自分もそうだがテレビを観るに当たってネットサーフィンしながらというのは少なくない現象になってきているのだ。テレビで何か観る、CMの後追いでも番組の後追いでも良いので検索する。もう普通にやってる人が多いのではないだろうか?テレビ、ラジオのようなプッシュメディアはインターネットのようなプルメディアと違って露出を掛けるのには本当に最適だ。そういう部分は有用な部分なのだ。確かにこれらのことはすでにラジオやテレビでもやっているが前半分に対してのインフラは整っていないし、テレビ屋さんラジオ屋さんの所為かもしれないがアクセスしようとするとそのリアルタイム制が著しく悪いことも分かる。その辺に改善の余地が大きくあるのだ。
自分はライブドアはテレビ局やラジオ局になりたいんではなくて、広告代理店に取って代わりたいのだと思っている(新ビジネスモデルの中での話なので現在と請負範囲が微妙に違うとは思うが)。実際にフジ・サンケイに的を絞った理由は分からないが、最初にビジネスモデルを構築するときに小さいところでやると水平展開の時に問題があるので、ある程度大きなところでやる必要があったのは事実だろう。
こういった方向性に答えたのがデジタル放送だ。しかし、各所での記事の通り、現在のデジタル放送の双方向性は、ただ単にインターネット端末と組み合わせただけの方がすばらしく良いのだ。通信インフラがどんどん変わっていく世の中に未だに固定的に電話回線にモデムでしか返信出来ないのは、本当に狭い範囲での効用しかテレビ業界(あるいは総務省か)が考えていない証のような気がする。私はデジタル放送のメリットは画質が上がるまたは安定する以外にあまり感じないが、こういうプルメディアとの組み合わせは本当に期待出来る部分なのだが。
同じテレビでもスカパーなどお金を払ってみるコンテンツならばまだ生き残るすべはあるに違いない。新聞も紙の総覧性はまだモニターで見る手段に比べて強いと思っているので、まだ生き残ると思う。しかし只のテレビとラジオは?
テレビの協会長がフジの日枝ださんだというのはよく知られているが、ラジオの方でUHF7chを使って始められているデジタルラジオ推進協会<http://www.d-radio.or.jp/>理事長はニッポン放送の亀渕さんだ。
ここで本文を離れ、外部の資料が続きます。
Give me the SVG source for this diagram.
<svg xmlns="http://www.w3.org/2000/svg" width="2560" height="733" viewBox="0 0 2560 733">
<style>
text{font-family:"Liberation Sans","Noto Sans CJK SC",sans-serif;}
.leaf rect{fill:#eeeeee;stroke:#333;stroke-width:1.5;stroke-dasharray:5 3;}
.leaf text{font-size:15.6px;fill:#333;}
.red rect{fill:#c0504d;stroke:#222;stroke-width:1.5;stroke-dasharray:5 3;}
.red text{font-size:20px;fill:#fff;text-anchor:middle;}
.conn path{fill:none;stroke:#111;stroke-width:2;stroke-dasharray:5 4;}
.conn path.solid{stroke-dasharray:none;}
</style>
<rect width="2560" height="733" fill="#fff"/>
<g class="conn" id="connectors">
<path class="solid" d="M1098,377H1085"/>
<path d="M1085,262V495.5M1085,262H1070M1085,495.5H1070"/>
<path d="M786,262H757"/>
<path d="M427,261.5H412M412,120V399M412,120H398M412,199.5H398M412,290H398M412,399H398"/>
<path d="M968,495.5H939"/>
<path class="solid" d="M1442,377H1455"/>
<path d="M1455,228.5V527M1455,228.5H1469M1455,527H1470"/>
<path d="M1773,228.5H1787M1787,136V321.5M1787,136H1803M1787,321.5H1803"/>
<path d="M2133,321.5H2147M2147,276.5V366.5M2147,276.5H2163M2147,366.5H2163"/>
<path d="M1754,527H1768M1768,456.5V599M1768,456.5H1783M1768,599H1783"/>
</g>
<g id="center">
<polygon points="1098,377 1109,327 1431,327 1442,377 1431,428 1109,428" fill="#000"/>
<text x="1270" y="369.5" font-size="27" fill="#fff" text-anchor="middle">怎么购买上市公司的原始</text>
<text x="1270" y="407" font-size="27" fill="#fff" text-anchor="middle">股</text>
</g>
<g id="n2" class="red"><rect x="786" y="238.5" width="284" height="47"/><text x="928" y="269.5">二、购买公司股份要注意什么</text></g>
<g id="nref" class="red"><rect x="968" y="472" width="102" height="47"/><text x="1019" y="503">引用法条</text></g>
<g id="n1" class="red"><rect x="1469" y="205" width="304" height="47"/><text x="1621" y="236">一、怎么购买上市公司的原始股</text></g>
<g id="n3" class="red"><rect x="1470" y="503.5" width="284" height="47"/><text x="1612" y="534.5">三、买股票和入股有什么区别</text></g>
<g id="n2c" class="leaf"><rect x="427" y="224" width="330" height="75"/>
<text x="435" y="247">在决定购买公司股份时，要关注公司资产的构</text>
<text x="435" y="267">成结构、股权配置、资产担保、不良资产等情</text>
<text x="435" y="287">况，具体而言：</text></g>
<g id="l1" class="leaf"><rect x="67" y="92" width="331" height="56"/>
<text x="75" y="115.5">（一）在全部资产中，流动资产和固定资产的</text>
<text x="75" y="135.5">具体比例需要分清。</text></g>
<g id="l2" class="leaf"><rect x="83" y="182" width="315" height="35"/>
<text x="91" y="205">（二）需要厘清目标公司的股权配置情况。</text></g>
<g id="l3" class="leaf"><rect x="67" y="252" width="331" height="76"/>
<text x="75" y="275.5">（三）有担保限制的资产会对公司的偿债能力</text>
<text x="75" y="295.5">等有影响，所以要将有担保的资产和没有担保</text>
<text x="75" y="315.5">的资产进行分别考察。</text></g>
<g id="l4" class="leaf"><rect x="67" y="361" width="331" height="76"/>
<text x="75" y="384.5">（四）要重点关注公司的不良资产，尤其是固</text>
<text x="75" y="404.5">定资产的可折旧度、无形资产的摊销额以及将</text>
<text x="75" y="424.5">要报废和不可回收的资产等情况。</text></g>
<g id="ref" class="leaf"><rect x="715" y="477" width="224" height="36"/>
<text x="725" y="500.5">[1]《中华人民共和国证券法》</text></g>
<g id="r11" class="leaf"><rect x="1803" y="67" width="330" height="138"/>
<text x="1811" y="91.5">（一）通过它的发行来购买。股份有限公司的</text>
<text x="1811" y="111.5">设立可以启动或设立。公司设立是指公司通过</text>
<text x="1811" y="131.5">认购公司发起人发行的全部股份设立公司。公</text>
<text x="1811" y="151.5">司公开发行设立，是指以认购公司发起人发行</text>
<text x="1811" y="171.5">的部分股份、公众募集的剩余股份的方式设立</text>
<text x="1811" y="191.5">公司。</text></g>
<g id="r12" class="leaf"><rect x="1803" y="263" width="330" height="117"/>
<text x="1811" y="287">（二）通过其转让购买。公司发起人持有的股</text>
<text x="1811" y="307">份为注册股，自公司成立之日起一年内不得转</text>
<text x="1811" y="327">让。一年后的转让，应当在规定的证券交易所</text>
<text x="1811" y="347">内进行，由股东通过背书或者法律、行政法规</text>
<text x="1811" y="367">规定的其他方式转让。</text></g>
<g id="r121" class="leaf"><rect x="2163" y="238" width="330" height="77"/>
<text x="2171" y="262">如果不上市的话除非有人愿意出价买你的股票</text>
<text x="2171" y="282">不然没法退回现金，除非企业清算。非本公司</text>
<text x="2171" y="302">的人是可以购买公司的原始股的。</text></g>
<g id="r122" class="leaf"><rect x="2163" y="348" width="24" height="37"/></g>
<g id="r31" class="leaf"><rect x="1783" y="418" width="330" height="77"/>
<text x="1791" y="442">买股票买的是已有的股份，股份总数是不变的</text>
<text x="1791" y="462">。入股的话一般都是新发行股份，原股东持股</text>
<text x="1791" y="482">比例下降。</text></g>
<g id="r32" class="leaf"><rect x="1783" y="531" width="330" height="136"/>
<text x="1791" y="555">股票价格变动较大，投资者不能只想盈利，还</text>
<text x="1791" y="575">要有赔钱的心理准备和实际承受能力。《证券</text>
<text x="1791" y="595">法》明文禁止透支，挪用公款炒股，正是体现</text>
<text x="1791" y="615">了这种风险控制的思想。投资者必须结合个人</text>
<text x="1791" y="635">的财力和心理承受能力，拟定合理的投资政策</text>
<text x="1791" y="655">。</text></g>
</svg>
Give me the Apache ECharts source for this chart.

※デジタルラジオ自身の広報サイトは<http://www.d-radio.jp/>
亀渕さんは総務省にこのデジタルラジオの早期実現に向けて働きかけている。その中でそうすることによって「ラジオがテレビと共通の土俵に載る」ことを明確に伝えたとされている。「テレビとかラジオとか単純に区別出来ない」とも。彼は方向性は分かっている。もし分かっていないなら彼にはそれが分かってる優秀なブレーンが居るに違いない。もちろん日枝ださんも分かっているはずだ。経営者なんだからどこが自分の会社の弱みなのか把握してないわけがない。
ならばなぜ、その話が漏れてこないのだ。
今後誰が主導権を握るのかは分からない。しかし、ラジオもテレビもそのビジネスモデルを変えなくては生き残れないところまで来ているのだ。
どちらにせよそのときは来る。ホリエモンが予言した10年後まで待てるかどうか知らないが。